- Regulatory pressure is spurring exchanges to delist or flag Monero and other privacy coins.
- A new low in liquidity is spurring Zcash and Firo to find a workaround.
- Issuers are hopeful they can reach an agreement with Binance.
Privacy coins are sinking.
Cryptocurrencies like Zcash and Monero are getting wrung out of the market as exchange after exchange moves to eliminate the assets from trading.
On January 5, crypto exchange OKX delisted several key privacy-centric trading pairs, stating they “do not fulfill our listing criteria.”
Last week, Binance added a so-called monitor tag to Monero, Zcash, Firo, and MobileCoin, suggesting it may also delist those tokens.
“Tokens with the Monitoring Tag are at risk of no longer meeting our listing criteria and being delisted from the platform,” the exchange wrote.
Reports on Reddit suggest that Binance’s lending program has already gone ahead and removed XMR from the list of available assets.
A quick scan of Binance confirms those reports. The exchange first added XMR as a collateral asset back in May 2022.
Spooked investors
Though the delisting isn’t official, it still spooked investors.
Zcash has fallen almost 19% in the last week, and Monero has stumbled almost 3%.
The liquidity for privacy coins such as Monero (XMR) and Zcash (ZEC) has sunk to an all-time low, according to new data from analysts at Kaiko.
“Most businesses will not want to interact with privacy coins given their negative connotations,” Clara Medalie, Kaiko’s director of research, told DL News.
“Many exchanges are delisting privacy coins, which suggests that market makers don’t want to provide liquidity for them.”
Privacy coins can obfuscate users’ identities by hiding sender details and transaction history.
This makes them notoriously difficult to track, drawing scrutiny from regulators worldwide.
A core feature of the original crypto ethos, privacy coins also continue to command many investors’ attention. Monero and Zcash boast a combined market capitalization of $3.48 billion.
This position now appears to be at serious risk, experts say.
Serious challenge
With $15 billion in daily trading volume, Binance’s dominance makes its action a serious challenge to the fortunes of these projects.
Binance doesn’t have much of a choice. After pleading guilty in November to violating US banking law and paying a $4 billion penalty, it’s required to implement stronger anti-money laundering and know-your-customer controls.
‘Binance was clear from the beginning that if we did not create an exchange-only address type, they would delist ZEC.’
— Jason McGee
Moreover, in negotiations over the EU’s Anti-Money Laundering Regulation, lawmakers are discussing whether to ban privacy coins like Monero and Zcash.
Fight is on
Now, the fight’s on to keep Binance from axing privacy coins altogether.
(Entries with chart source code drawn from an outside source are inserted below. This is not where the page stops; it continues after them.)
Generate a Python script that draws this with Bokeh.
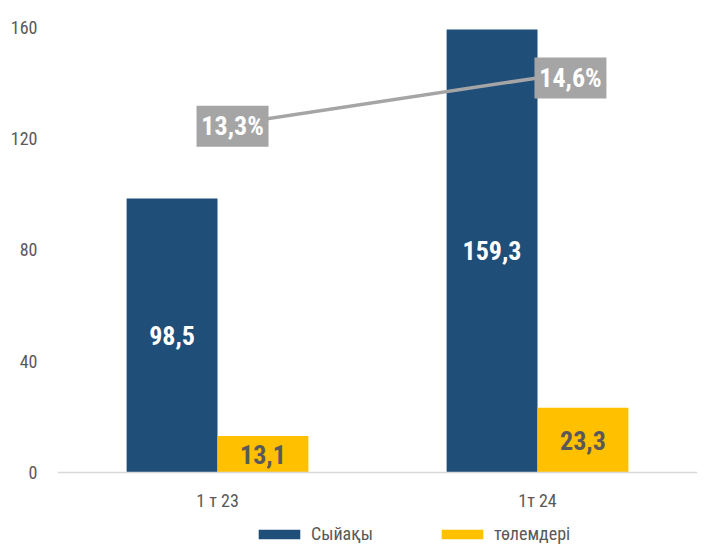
from bokeh.plotting import figure
from bokeh.models import (ColumnDataSource, Range1d, FactorRange, LabelSet, Legend, LegendItem,
                          FixedTicker)
from bokeh.transform import dodge
from bokeh.core.properties import value
from bokeh.embed import file_html
from bokeh.resources import INLINE

categories = ["1 т 23", "1т 24"]
premiums = [98.5, 159.3]
payments = [13.1, 23.3]
ratio = [13.3, 14.6]
premium_labels = ["98,5", "159,3"]
payment_labels = ["13,1", "23,3"]
ratio_labels = ["13,3%", "14,6%"]
y_ticks = [0, 40, 80, 120, 160]

FONT = "Roboto Condensed"
BLUE = "#1F4E79"
YELLOW = "#FFC000"
GRAY = "#A5A5A5"
TXT = "#595959"

src = ColumnDataSource(dict(
    cat=categories, prem=premiums, pay=payments, ratio=ratio,
    prem_half=[v / 2 for v in premiums], pay_half=[v / 2 for v in payments],
    prem_lbl=premium_labels, pay_lbl=payment_labels, ratio_lbl=ratio_labels,
))

# frame spans y 27..544; value 0 sits at y 472 and value 160 at y 27
p = figure(x_range=FactorRange(*categories, range_padding=0), y_range=Range1d(-25.89, 160),
           width=709, height=544, output_backend="svg", toolbar_location=None,
           min_border_left=57, min_border_right=12, min_border_top=27, min_border_bottom=0)
p.extra_y_ranges = {"pct": Range1d(2.04, 15.957)}
p.outline_line_color = None
p.xgrid.grid_line_color = None
p.ygrid.grid_line_color = None

r1 = p.vbar(x=dodge("cat", -0.142, range=p.x_range), top="prem", width=0.284, source=src,
            fill_color=BLUE, line_color=None)
r2 = p.vbar(x=dodge("cat", 0.142, range=p.x_range), top="pay", width=0.284, source=src,
            fill_color=YELLOW, line_color=None)

p.line(x="cat", y="ratio", source=src, y_range_name="pct", line_color=GRAY, line_width=3.5)

p.add_layout(LabelSet(x=dodge("cat", -0.142, range=p.x_range), y="prem_half", text="prem_lbl",
                      source=src, text_align="center", text_baseline="middle",
                      text_font=value(FONT), text_font_style="bold", text_font_size="26px",
                      text_color="white"))
p.add_layout(LabelSet(x=dodge("cat", 0.142, range=p.x_range), y="pay_half", text="pay_lbl",
                      source=src, text_align="center", text_baseline="middle",
                      text_font=value(FONT), text_font_style="bold", text_font_size="26px",
                      text_color=TXT))

# percentage labels with grey boxes, shifted right of their points
label_shift = [0.047, 0.103]
for i in range(len(categories)):
    s = ColumnDataSource(dict(cat=[categories[i]], ratio=[ratio[i]], lbl=[ratio_labels[i]]))
    xd = dodge("cat", label_shift[i], range=p.x_range)
    p.rect(x=xd, y="ratio", width=72, height=41, width_units="screen", height_units="screen",
           source=s, y_range_name="pct", fill_color=GRAY, line_color=None)
    p.text(x=xd, y="ratio", text="lbl", source=s, y_range_name="pct",
           text_align="center", text_baseline="middle", text_font=value(FONT),
           text_font_style="bold", text_font_size="26px", text_color="white")

p.yaxis.ticker = FixedTicker(ticks=y_ticks)
p.yaxis.axis_line_color = None
p.yaxis.major_tick_line_color = None
p.yaxis.minor_tick_line_color = None
p.yaxis.major_label_standoff = 14
p.yaxis.major_label_text_font = FONT
p.yaxis.major_label_text_font_size = "18px"
p.yaxis.major_label_text_color = TXT

p.xaxis.fixed_location = 0
p.xaxis.axis_line_color = "#D9D9D9"
p.xaxis.axis_line_width = 1.5
p.xaxis.major_tick_line_color = None
p.xaxis.minor_tick_line_color = None
p.xaxis.major_label_standoff = 12
p.xaxis.major_label_text_font = FONT
p.xaxis.major_label_text_font_size = "18px"
p.xaxis.major_label_text_color = TXT

legend = Legend(items=[LegendItem(label="Сыйақы", renderers=[r1]),
                       LegendItem(label="төлемдері", renderers=[r2])],
                orientation="horizontal", location=(196, 0),
                glyph_width=52, glyph_height=12, spacing=63, padding=0, margin=0,
                label_standoff=6,
                label_text_font=FONT, label_text_font_size="18px", label_text_color=TXT,
                border_line_color=None, background_fill_alpha=0)
p.add_layout(legend, "center")

open("out.html", "w").write(file_html(p, INLINE))
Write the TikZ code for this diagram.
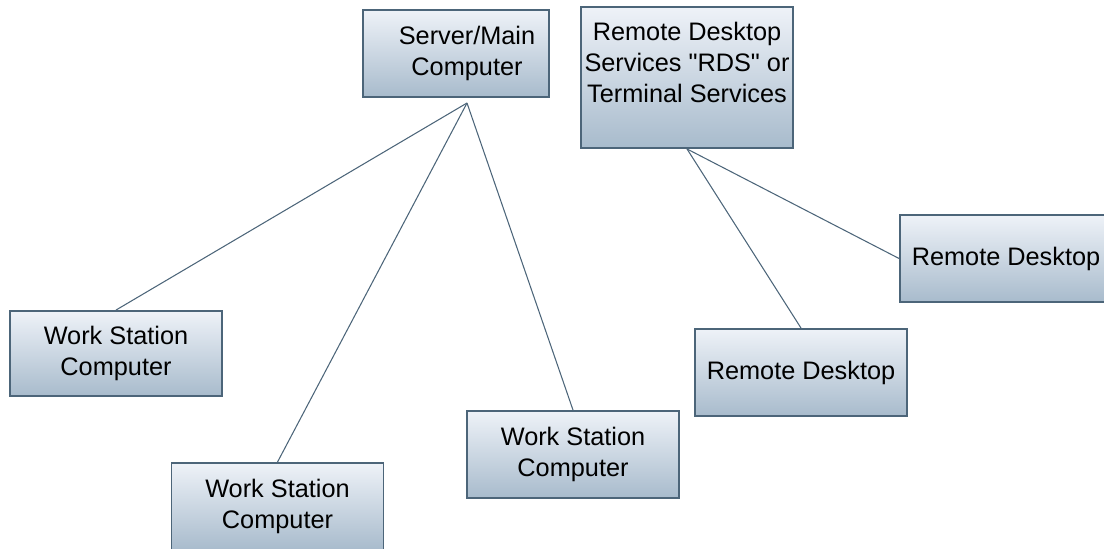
\documentclass[tikz,border=0pt]{standalone}
\usepackage{fontspec}
\setmainfont{Liberation Sans}[Ligatures=TeXOff]
\definecolor{boxtop}{HTML}{EEF2F8}
\definecolor{boxbot}{HTML}{A8BBCC}
\definecolor{edge}{HTML}{4C6579}
\tikzset{
  pcbox/.style={draw=edge,line width=1.1pt,top color=boxtop,bottom color=boxbot,
    inner sep=0pt,align=center,minimum width=4.24cm,minimum height=1.72cm,
    font=\fontsize{14.4}{17.6}\selectfont},
  link/.style={edge,line width=.6pt}
}
\begin{document}
\begin{tikzpicture}[x=0.02cm,y=-0.02cm]
\useasboundingbox (0,0) rectangle (1104,548);
%
\node[pcbox,minimum width=3.72cm,minimum height=1.74cm] (srv) at (456,53.5)
  {\hspace*{0.44cm}Server/Main\\\hspace*{0.44cm}Computer};
\node[pcbox,minimum height=2.82cm] (rds) at (687,77.5)
  {Remote Desktop\\Services "RDS" or\\Terminal Services\\\mbox{}};
%
\node[pcbox,minimum height=1.70cm] (ws1) at (116,353.5) {Work Station\\Computer};
\node[pcbox,minimum height=1.74cm] (ws2) at (277.5,506.5) {Work Station\\Computer};
\node[pcbox,minimum height=1.74cm] (ws3) at (573,454.5) {Work Station\\Computer};
%
\node[pcbox,minimum height=1.74cm] (rd1) at (1006,258.5) {Remote Desktop};
\node[pcbox,minimum height=1.74cm] (rd2) at (801,372.5) {Remote Desktop};
%
\coordinate (hub) at (467,103);
\draw[link] (hub) -- (ws1.north);
\draw[link] (hub) -- (ws2.north);
\draw[link] (hub) -- (ws3.north);
\draw[link] (rds.south) -- (rd2.north);
\draw[link] (rds.south) -- (rd1.west);
\end{tikzpicture}
\end{document}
Some projects have devised a novel workaround to try and get the nod from Binance.
Others, such as Monero, refuse to comply with Binance’s requests, with members of its community lashing out against the exchange in December. A Monero representative did not reply to a request for comment.
All-seeing crypto addresses
The workaround others are trying is called an “exchange-only” crypto address.
The idea is that users looking to move funds to an exchange would whip up a new transparent address, send private funds to this address, and then send those funds to the exchange-only address.
First proposed by the privacy project Firo last November – which is also on Binance’s chopping block – an exchange-only address can only receive funds from transparent addresses rather than their private, or so-called shielded, counterparts.
“They don’t want to receive shielded transactions,” Jason McGee, a committee member for Zcash Community Grants and the project’s Binance liaison, told DL News.
“Binance was clear from the beginning (early November) that if we did not create an exchange-only address type, they would delist ZEC.”
‘Binance doesn’t want to touch any funds from sources that have an unidentified send.’
— Reuben Yap
Firo project steward Reuben Yap told DL News that Binance initially asked the project to remove all its privacy features. He said it couldn’t.
Binance is still mulling the proposed solution, say McGee and Yap. They are hopeful it will be accepted because it would let the exchange show regulators the history of a depositing address.
“Binance doesn’t want to touch any funds from sources that have an unidentified send,” Yap said.
Binance did not immediately respond to DL News’ request for comment.
Justin Ehrenhofer, the founder of a crypto sleuthing firm focused on difficult-to-trace transactions Moonstone Research, told DL News the Monero community wasn’t considering the exchange-only approach.
Lots of discussion
In any event, the idea is generating some buzz.
“There has been a tremendous amount of discussion about this within the Zcash community,” Zooko Wilcox-O’Hearn, the CEO of Electric Coin Company, the firm developing Zcash, told DL News.
Yap told DL News that the exchange address solution is expected to launch in two weeks.
As to what Binance will do at that point, it’s anyone’s guess.